• [Material to process]
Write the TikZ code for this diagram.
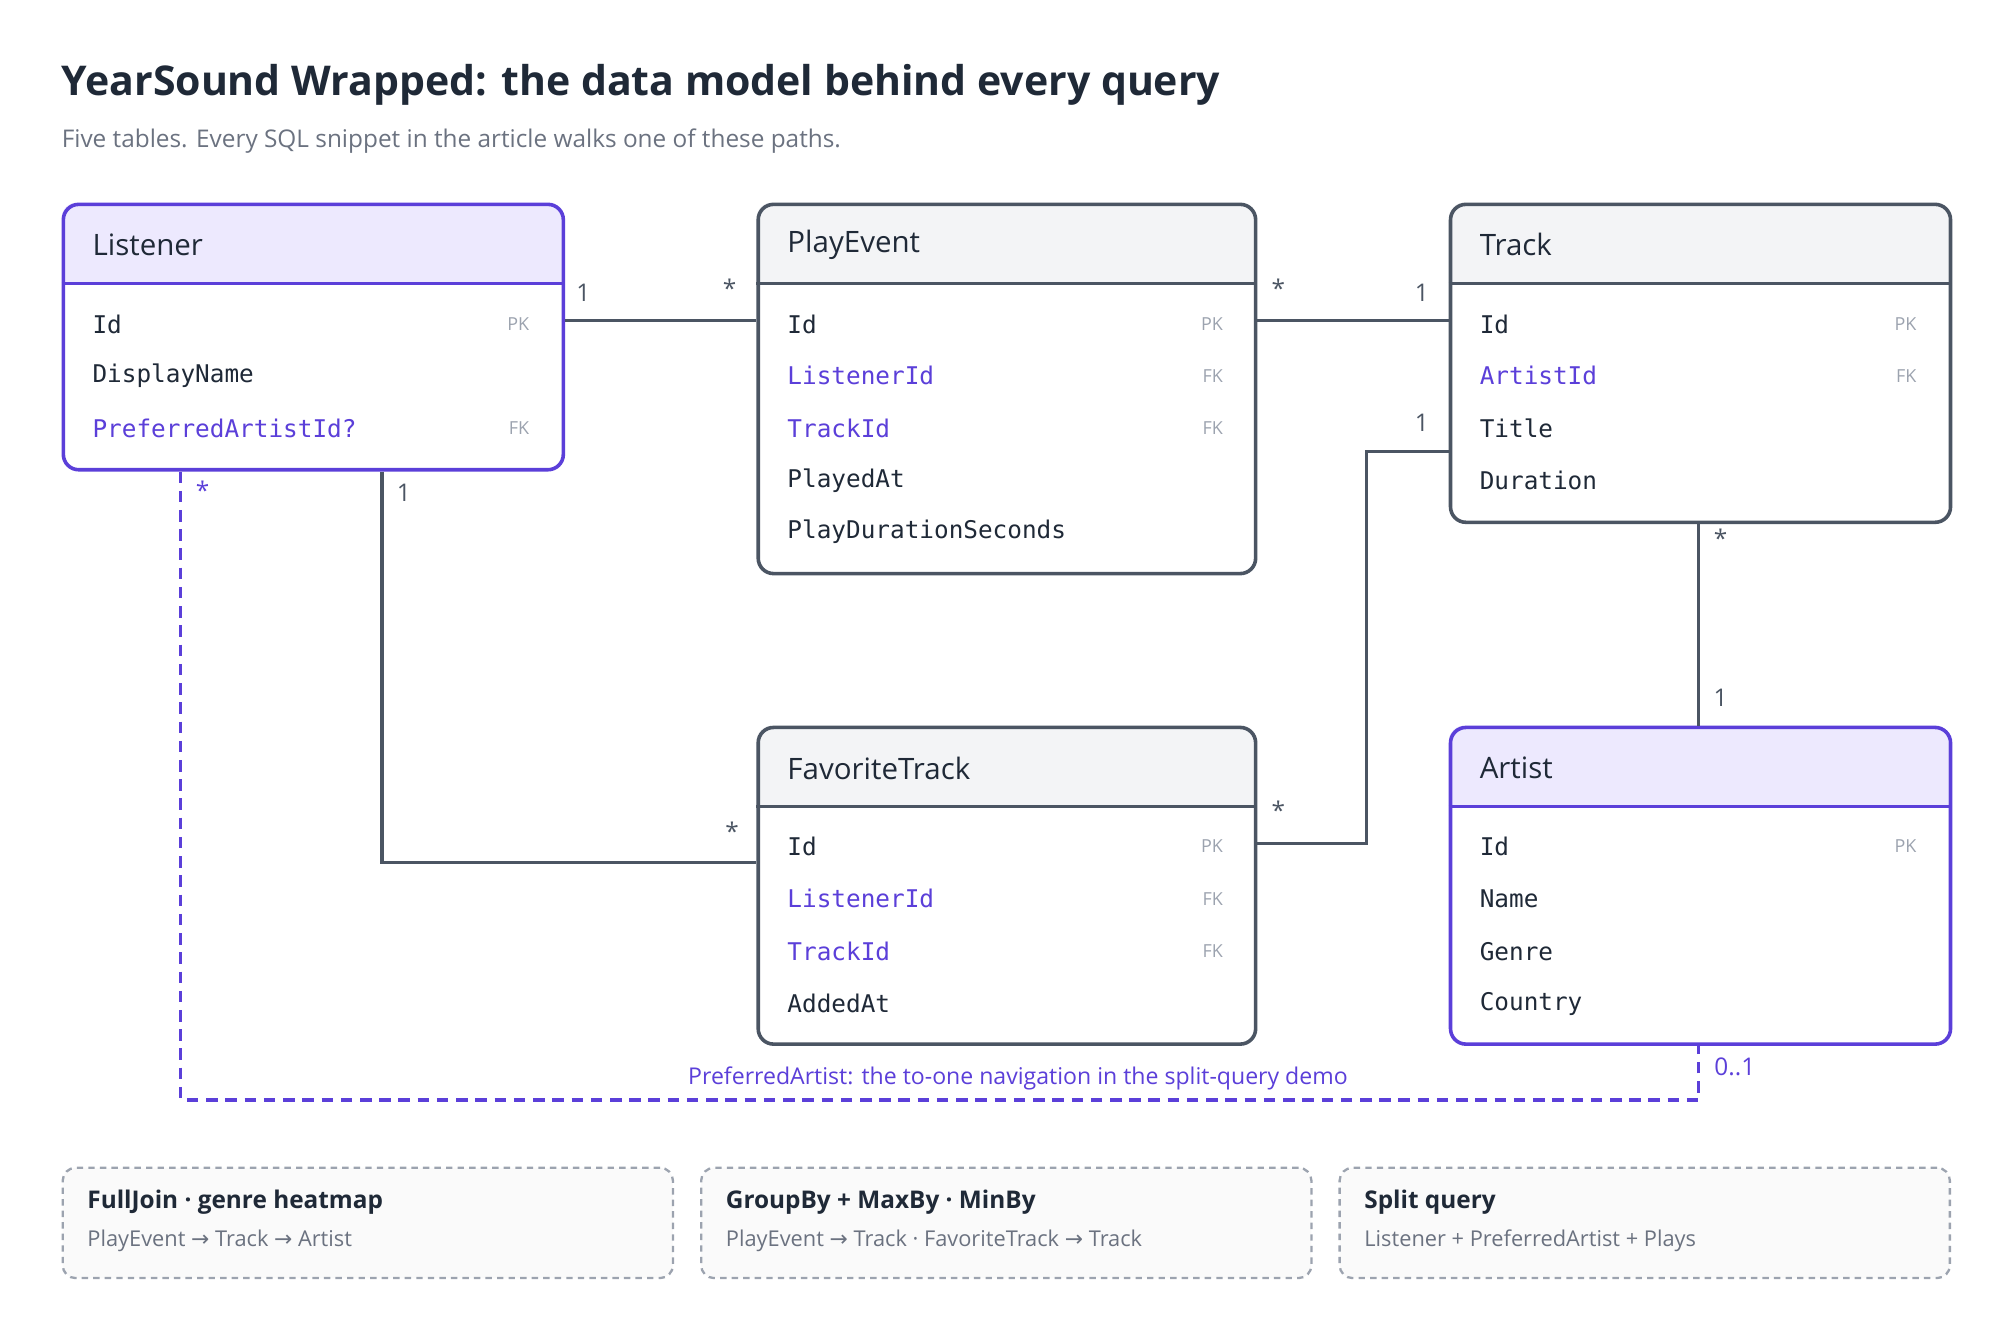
\documentclass[tikz,border=0pt]{standalone}
\usepackage{fontspec}
\setmainfont{Open Sans}
\newfontfamily\mono{DejaVu Sans Mono}
\newfontfamily\arr{DejaVu Sans}
\usetikzlibrary{calc}
\definecolor{pur}{HTML}{5B3FD9}
\definecolor{purbg}{HTML}{EDE9FE}
\definecolor{dk}{HTML}{4B5563}
\definecolor{gbg}{HTML}{F3F4F6}
\definecolor{txt}{HTML}{1F2937}
\definecolor{mut}{HTML}{6B7280}
\definecolor{pk}{HTML}{9CA3AF}
\newcommand{\ra}{{\arr →}}
\tikzset{
 row/.style={anchor=west,font=\mono\fontsize{19}{22}\selectfont,text=txt,inner sep=0},
 fk/.style={row,text=pur},
 key/.style={anchor=east,font=\fontsize{14}{16}\selectfont,text=pk,inner sep=0},
 hd/.style={anchor=west,font=\fontsize{23}{28}\selectfont,text=txt,inner sep=0},
 card/.style={font=\fontsize{19}{22}\selectfont,text=dk,inner sep=0},
 conn/.style={draw=dk,line width=2.5pt},
 navline/.style={draw=pur,line width=2.5pt,dash pattern=on 9pt off 6pt},
 note/.style={draw=pk,line width=1.8pt,dash pattern=on 5pt off 4pt,rounded corners=10pt,fill=gray!4}
}
\newcommand{\tbl}[8]{% name,x,y,w,h,title,border,headerfill
 \begin{scope}
 \clip[rounded corners=12pt] (#2,#3) rectangle ++(#4,#5);
 \fill[white] (#2,#3) rectangle ++(#4,#5);
 \fill[#8] (#2,#3) rectangle ++(#4,63);
 \end{scope}
 \node[draw=#7,line width=2.8pt,rounded corners=12pt,minimum width=#4pt,minimum height=#5pt,anchor=north west,inner sep=0] (#1) at (#2,#3) {};
 \draw[#7,line width=2.8pt] (#2,#3+63) -- ++(#4,0);
 \node[hd] (#1t) at (#2+24,#3+33) {#6};
}
\begin{document}
\begin{tikzpicture}[x=1pt,y=-1pt]
\useasboundingbox (0,0) rectangle (1560,1030);
\node[anchor=west,inner sep=0,font=\fontsize{32}{40}\selectfont\bfseries,text=txt] (title) at (48,66) {YearSound Wrapped: the data model behind every query};
\node[anchor=west,inner sep=0,font=\fontsize{19}{24}\selectfont,text=mut] (sub) at (48,110) {Five tables. Every SQL snippet in the article walks one of these paths.};

\tbl{L}{48}{158}{390}{207}{Listener}{pur}{purbg}
\node[row] (l1) at (72,253) {Id}; \node[key] (l1k) at (413,253) {PK};
\node[row] (l2) at (72,293) {DisplayName};
\node[fk] (l3) at (72,334) {PreferredArtistId?}; \node[key] (l3k) at (413,334) {FK};

\tbl{P}{590}{158}{388}{288}{PlayEvent}{dk}{gbg}
\node[row] (p1) at (614,253) {Id}; \node[key] (p1k) at (954,253) {PK};
\node[fk] (p2) at (614,293) {ListenerId}; \node[key] (p2k) at (954,293) {FK};
\node[fk] (p3) at (614,334) {TrackId}; \node[key] (p3k) at (954,334) {FK};
\node[row] (p4) at (614,375) {PlayedAt};
\node[row] (p5) at (614,415) {PlayDurationSeconds};

\tbl{T}{1130}{158}{390}{248}{Track}{dk}{gbg}
\node[row] (t1) at (1154,253) {Id}; \node[key] (t1k) at (1495,253) {PK};
\node[fk] (t2) at (1154,293) {ArtistId}; \node[key] (t2k) at (1495,293) {FK};
\node[row] (t3) at (1154,334) {Title};
\node[row] (t4) at (1154,375) {Duration};

\tbl{F}{590}{566}{388}{247}{FavoriteTrack}{dk}{gbg}
\node[row] (f1) at (614,660) {Id}; \node[key] (f1k) at (954,660) {PK};
\node[fk] (f2) at (614,701) {ListenerId}; \node[key] (f2k) at (954,701) {FK};
\node[fk] (f3) at (614,742) {TrackId}; \node[key] (f3k) at (954,742) {FK};
\node[row] (f4) at (614,783) {AddedAt};

\tbl{A}{1130}{566}{390}{247}{Artist}{pur}{purbg}
\node[row] (a1) at (1154,660) {Id}; \node[key] (a1k) at (1495,660) {PK};
\node[row] (a2) at (1154,701) {Name};
\node[row] (a3) at (1154,742) {Genre};
\node[row] (a4) at (1154,783) {Country};

% connectors
\draw[conn] (L.north east |- 0,250) -- (P.north west |- 0,250);
\node[card] at (455,228) {1}; \node[card] at (569,225) {*};
\draw[conn] (P.north east |- 0,250) -- (T.north west |- 0,250);
\node[card] at (997,225) {*}; \node[card] at (1109,228) {1};
\draw[conn] (T.north west |- 0,352) -- (1066,352) -- (1066,658) -- (F.north east |- 0,658);
\node[card] at (1109,330) {1}; \node[card] at (997,632) {*};
\draw[conn] (L.south west -| 298,0) -- (298,673) -- (F.north west |- 0,673);
\node[card] at (315,384) {1}; \node[card] at (571,648) {*};
\draw[conn] (T.south west -| 1325,0) -- (A.north west -| 1325,0);
\node[card] at (1342,420) {*}; \node[card] at (1342,544) {1};
\draw[navline] (L.south west -| 141,0) -- (141,858) -- (1325,858) -- (A.south west -| 1325,0);
\node[card,text=pur] at (158,382) {*};
\node[card,text=pur,anchor=west] at (1337,832) {0..1};
\node[inner sep=0,text=pur,font=\fontsize{18}{22}\selectfont] (dl) at (794,841) {PreferredArtist: the to-one navigation in the split-query demo};

% notes
\foreach \n/\x/\a/\b in {n1/48/{FullJoin · genre heatmap}/{PlayEvent \ra{} Track \ra{} Artist},
  n2/546/{GroupBy + MaxBy · MinBy}/{PlayEvent \ra{} Track · FavoriteTrack \ra{} Track},
  n3/1044/{Split query}/{Listener + PreferredArtist + Plays}}{
 \node[note,minimum width=476pt,minimum height=86pt,anchor=north west] (\n) at (\x,910) {};
 \node[anchor=west,inner sep=0,font=\fontsize{19}{24}\selectfont\bfseries,text=txt] at (\x+20,938) {\a};
 \node[anchor=west,inner sep=0,font=\fontsize{17}{22}\selectfont,text=mut] at (\x+20,968) {\b};
}
\end{tikzpicture}
\end{document}
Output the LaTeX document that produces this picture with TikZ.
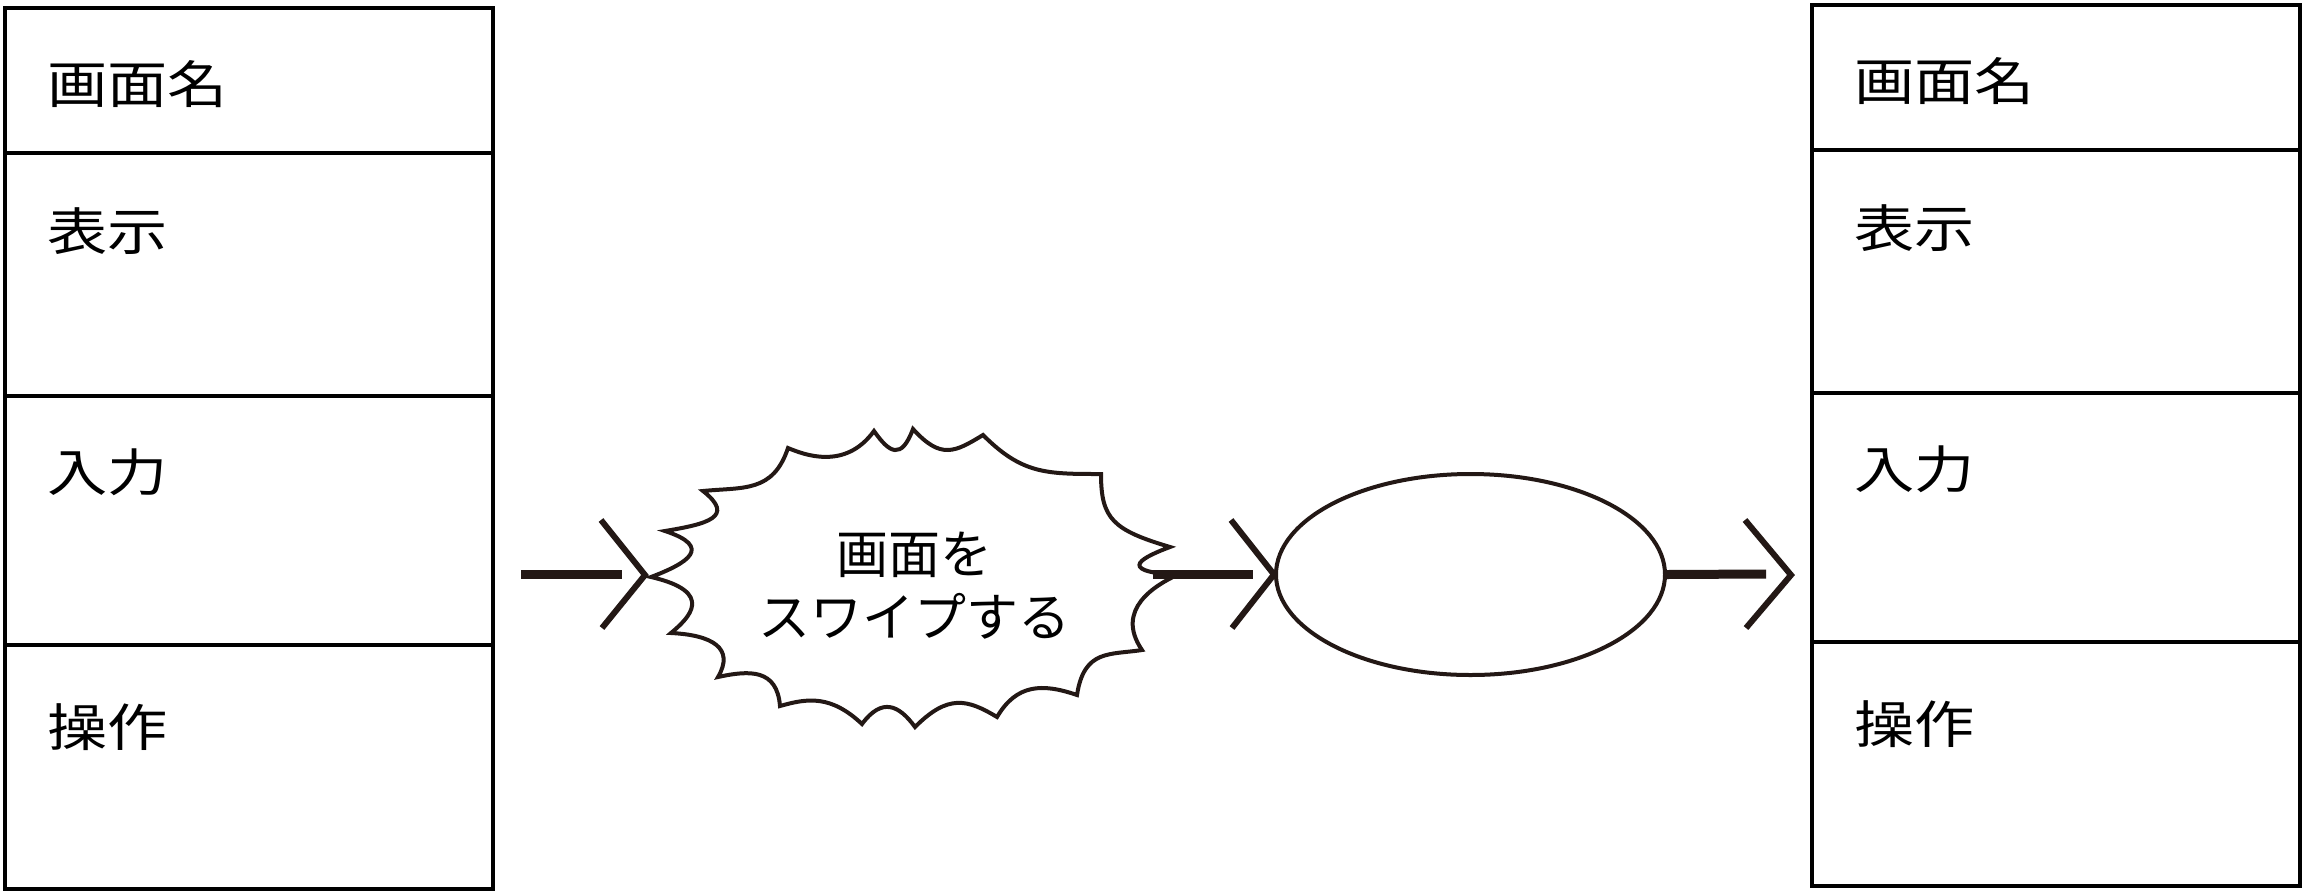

• [Directions]
Make an exact copy of all entries above, dropping the images.

• [Task output]
Write the TikZ code for this diagram.
\documentclass[tikz,border=0pt]{standalone}
\usepackage{fontspec}
\setmainfont{Open Sans}
\newfontfamily\mono{DejaVu Sans Mono}
\newfontfamily\arr{DejaVu Sans}
\usetikzlibrary{calc}
\definecolor{pur}{HTML}{5B3FD9}
\definecolor{purbg}{HTML}{EDE9FE}
\definecolor{dk}{HTML}{4B5563}
\definecolor{gbg}{HTML}{F3F4F6}
\definecolor{txt}{HTML}{1F2937}
\definecolor{mut}{HTML}{6B7280}
\definecolor{pk}{HTML}{9CA3AF}
\newcommand{\ra}{{\arr →}}
\tikzset{
 row/.style={anchor=west,font=\mono\fontsize{19}{22}\selectfont,text=txt,inner sep=0},
 fk/.style={row,text=pur},
 key/.style={anchor=east,font=\fontsize{14}{16}\selectfont,text=pk,inner sep=0},
 hd/.style={anchor=west,font=\fontsize{23}{28}\selectfont,text=txt,inner sep=0},
 card/.style={font=\fontsize{19}{22}\selectfont,text=dk,inner sep=0},
 conn/.style={draw=dk,line width=2.5pt},
 navline/.style={draw=pur,line width=2.5pt,dash pattern=on 9pt off 6pt},
 note/.style={draw=pk,line width=1.8pt,dash pattern=on 5pt off 4pt,rounded corners=10pt,fill=gray!4}
}
\newcommand{\tbl}[8]{% name,x,y,w,h,title,border,headerfill
 \begin{scope}
 \clip[rounded corners=12pt] (#2,#3) rectangle ++(#4,#5);
 \fill[white] (#2,#3) rectangle ++(#4,#5);
 \fill[#8] (#2,#3) rectangle ++(#4,63);
 \end{scope}
 \node[draw=#7,line width=2.8pt,rounded corners=12pt,minimum width=#4pt,minimum height=#5pt,anchor=north west,inner sep=0] (#1) at (#2,#3) {};
 \draw[#7,line width=2.8pt] (#2,#3+63) -- ++(#4,0);
 \node[hd] (#1t) at (#2+24,#3+33) {#6};
}
\begin{document}
\begin{tikzpicture}[x=1pt,y=-1pt]
\useasboundingbox (0,0) rectangle (1560,1030);
\node[anchor=west,inner sep=0,font=\fontsize{32}{40}\selectfont\bfseries,text=txt] (title) at (48,66) {YearSound Wrapped: the data model behind every query};
\node[anchor=west,inner sep=0,font=\fontsize{19}{24}\selectfont,text=mut] (sub) at (48,110) {Five tables. Every SQL snippet in the article walks one of these paths.};

\tbl{L}{48}{158}{390}{207}{Listener}{pur}{purbg}
\node[row] (l1) at (72,253) {Id}; \node[key] (l1k) at (413,253) {PK};
\node[row] (l2) at (72,293) {DisplayName};
\node[fk] (l3) at (72,334) {PreferredArtistId?}; \node[key] (l3k) at (413,334) {FK};

\tbl{P}{590}{158}{388}{288}{PlayEvent}{dk}{gbg}
\node[row] (p1) at (614,253) {Id}; \node[key] (p1k) at (954,253) {PK};
\node[fk] (p2) at (614,293) {ListenerId}; \node[key] (p2k) at (954,293) {FK};
\node[fk] (p3) at (614,334) {TrackId}; \node[key] (p3k) at (954,334) {FK};
\node[row] (p4) at (614,375) {PlayedAt};
\node[row] (p5) at (614,415) {PlayDurationSeconds};

\tbl{T}{1130}{158}{390}{248}{Track}{dk}{gbg}
\node[row] (t1) at (1154,253) {Id}; \node[key] (t1k) at (1495,253) {PK};
\node[fk] (t2) at (1154,293) {ArtistId}; \node[key] (t2k) at (1495,293) {FK};
\node[row] (t3) at (1154,334) {Title};
\node[row] (t4) at (1154,375) {Duration};

\tbl{F}{590}{566}{388}{247}{FavoriteTrack}{dk}{gbg}
\node[row] (f1) at (614,660) {Id}; \node[key] (f1k) at (954,660) {PK};
\node[fk] (f2) at (614,701) {ListenerId}; \node[key] (f2k) at (954,701) {FK};
\node[fk] (f3) at (614,742) {TrackId}; \node[key] (f3k) at (954,742) {FK};
\node[row] (f4) at (614,783) {AddedAt};

\tbl{A}{1130}{566}{390}{247}{Artist}{pur}{purbg}
\node[row] (a1) at (1154,660) {Id}; \node[key] (a1k) at (1495,660) {PK};
\node[row] (a2) at (1154,701) {Name};
\node[row] (a3) at (1154,742) {Genre};
\node[row] (a4) at (1154,783) {Country};

% connectors
\draw[conn] (L.north east |- 0,250) -- (P.north west |- 0,250);
\node[card] at (455,228) {1}; \node[card] at (569,225) {*};
\draw[conn] (P.north east |- 0,250) -- (T.north west |- 0,250);
\node[card] at (997,225) {*}; \node[card] at (1109,228) {1};
\draw[conn] (T.north west |- 0,352) -- (1066,352) -- (1066,658) -- (F.north east |- 0,658);
\node[card] at (1109,330) {1}; \node[card] at (997,632) {*};
\draw[conn] (L.south west -| 298,0) -- (298,673) -- (F.north west |- 0,673);
\node[card] at (315,384) {1}; \node[card] at (571,648) {*};
\draw[conn] (T.south west -| 1325,0) -- (A.north west -| 1325,0);
\node[card] at (1342,420) {*}; \node[card] at (1342,544) {1};
\draw[navline] (L.south west -| 141,0) -- (141,858) -- (1325,858) -- (A.south west -| 1325,0);
\node[card,text=pur] at (158,382) {*};
\node[card,text=pur,anchor=west] at (1337,832) {0..1};
\node[inner sep=0,text=pur,font=\fontsize{18}{22}\selectfont] (dl) at (794,841) {PreferredArtist: the to-one navigation in the split-query demo};

% notes
\foreach \n/\x/\a/\b in {n1/48/{FullJoin · genre heatmap}/{PlayEvent \ra{} Track \ra{} Artist},
  n2/546/{GroupBy + MaxBy · MinBy}/{PlayEvent \ra{} Track · FavoriteTrack \ra{} Track},
  n3/1044/{Split query}/{Listener + PreferredArtist + Plays}}{
 \node[note,minimum width=476pt,minimum height=86pt,anchor=north west] (\n) at (\x,910) {};
 \node[anchor=west,inner sep=0,font=\fontsize{19}{24}\selectfont\bfseries,text=txt] at (\x+20,938) {\a};
 \node[anchor=west,inner sep=0,font=\fontsize{17}{22}\selectfont,text=mut] at (\x+20,968) {\b};
}
\end{tikzpicture}
\end{document}
Output the LaTeX document that produces this picture with TikZ.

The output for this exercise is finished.